March 28 Isaiah 52:13-53:12
In this passage, a passage that reflects the somber tone during the season of Lent, the suffering of the servant is described in terms that would make anyone cringe. Here we read about a person who is outcast, despised, tortured and loathed. This passage is most often seen as the prophet foretelling the death of Jesus. The writer of this portion of Isaiah paints a picture of the Messiah in terms many were unwilling to see. What are we to do with these images? How do we bring this into the context of our lives today, in this community?
Think about these words: “There was nothing attractive about him, nothing to cause us to take a second look” (vs. 2b). In the world today, who do we give a second look to? Who does the world find attractive? We are bombarded with images of the beautiful, the fashionable, the famous. In our own lives, who do we pay attention to? “He was looked down on and passed over…” (vs. 3a). It brings to mind the kid at school who is always picked last when a class is choosing teams. “One look at him and people turned away.” (vs. 3b). The young man who walks to the Metro on withered legs with crutches to help him along.

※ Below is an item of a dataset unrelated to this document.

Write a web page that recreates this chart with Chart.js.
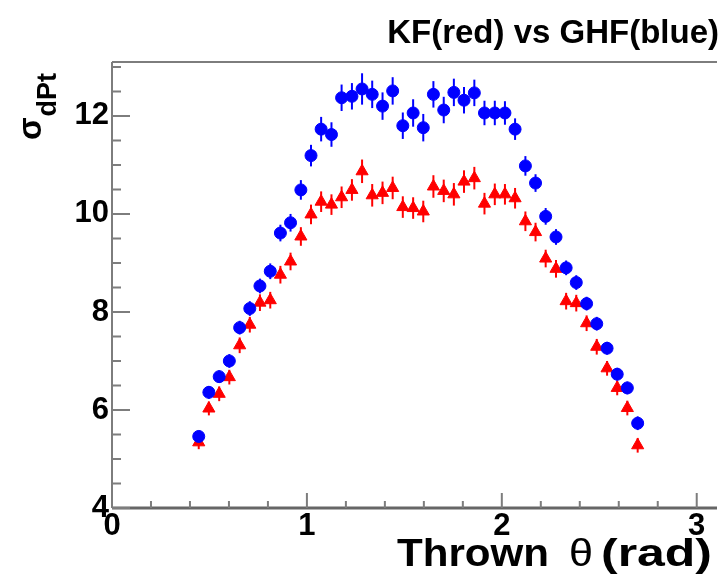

In the book, “Letters to Marc”, some of our small groups meeting for Lent are reading, Henri Nouwen writes, “God has descended to us human beings to become a human being with us; and once among us, he descended to the total dereliction of one condemned to death.” “We looked down on him, thought he was scum…” (vs. 3b).

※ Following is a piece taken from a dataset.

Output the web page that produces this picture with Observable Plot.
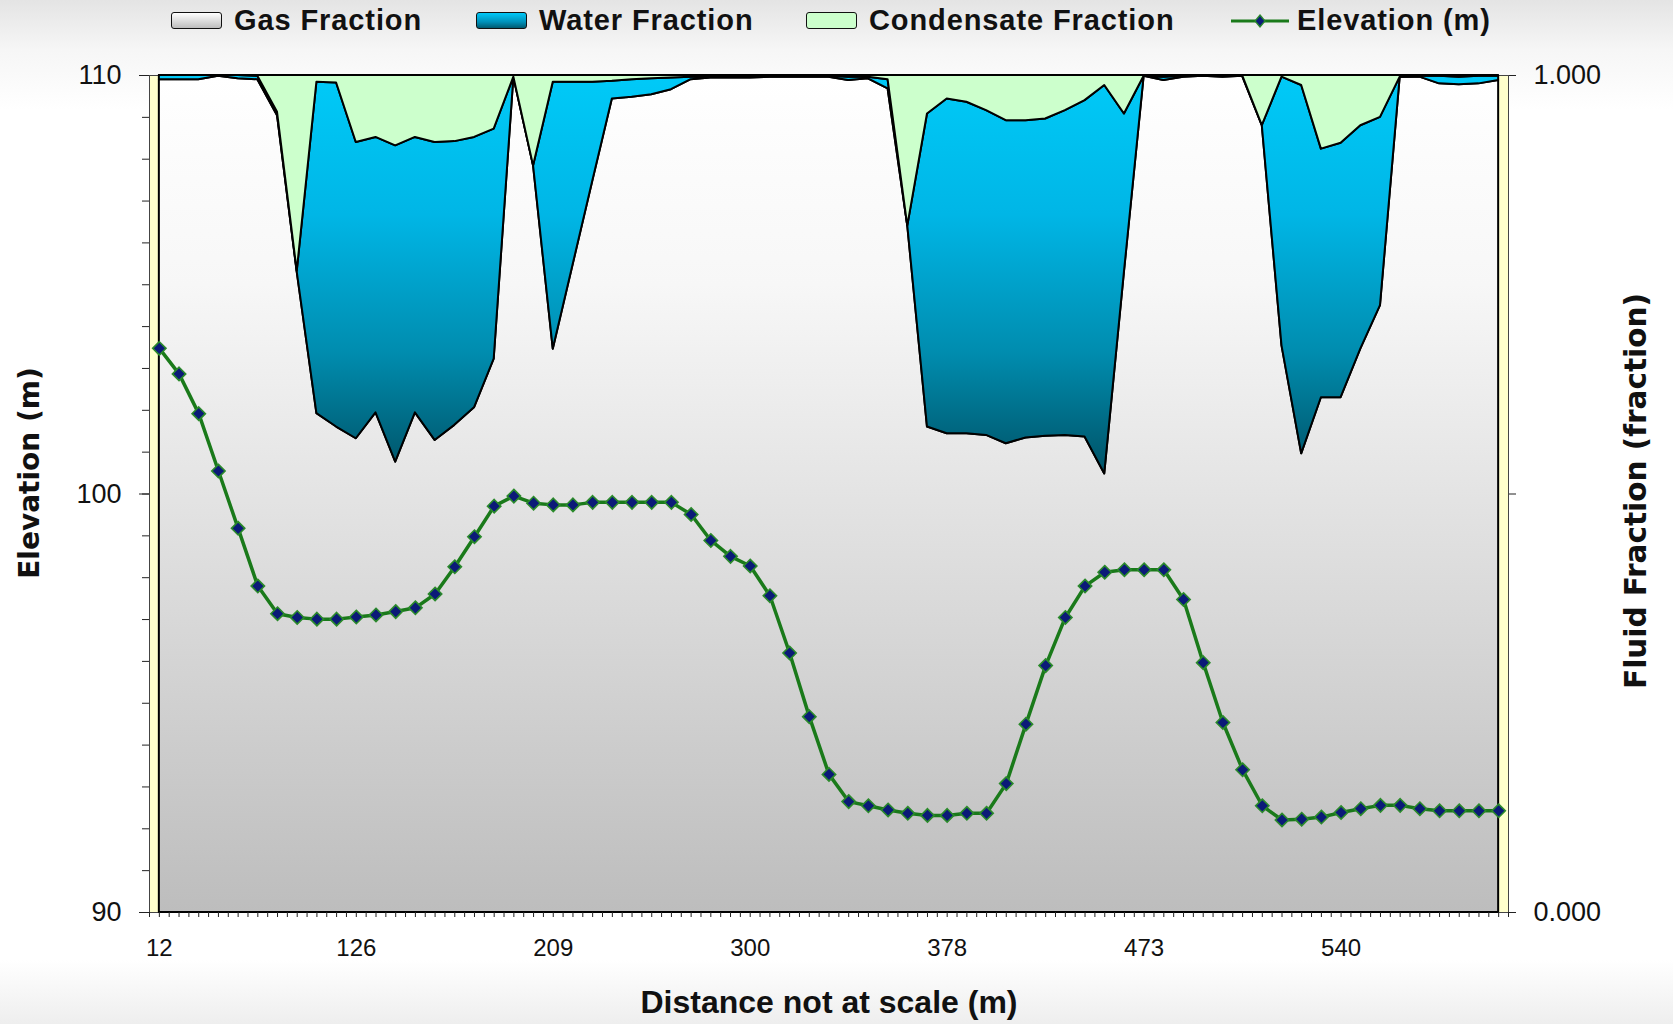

During Lent our community at Calvary is thinking about our call to live the defiant life in the face of what is seen as normal in this world. Thinking of the picture the writer of Isaiah paints, how will we live our lives different from what is all around us? How will we speak to a world that reveres power, wealth, and pride? How will we take a stand in the face of the images of looking good, being hip, and buying just one more thing? I know my life is filled with times I should have said something but didn’t, opportunities I could have made a personal contact that I passed by.
“But the fact is, it was our pains he carried – our disfigurements, all the things wrong with us.” (vs. 4a). So as we walk forward through Lent to the power and majesty of the Resurrection, let us remember – we know the One who can make a difference in our life and help us to live the radical Gospel of Jesus Christ!
God of transformations, help me to look for the opportunity today to make a difference in someone’s life and so bring glory to You.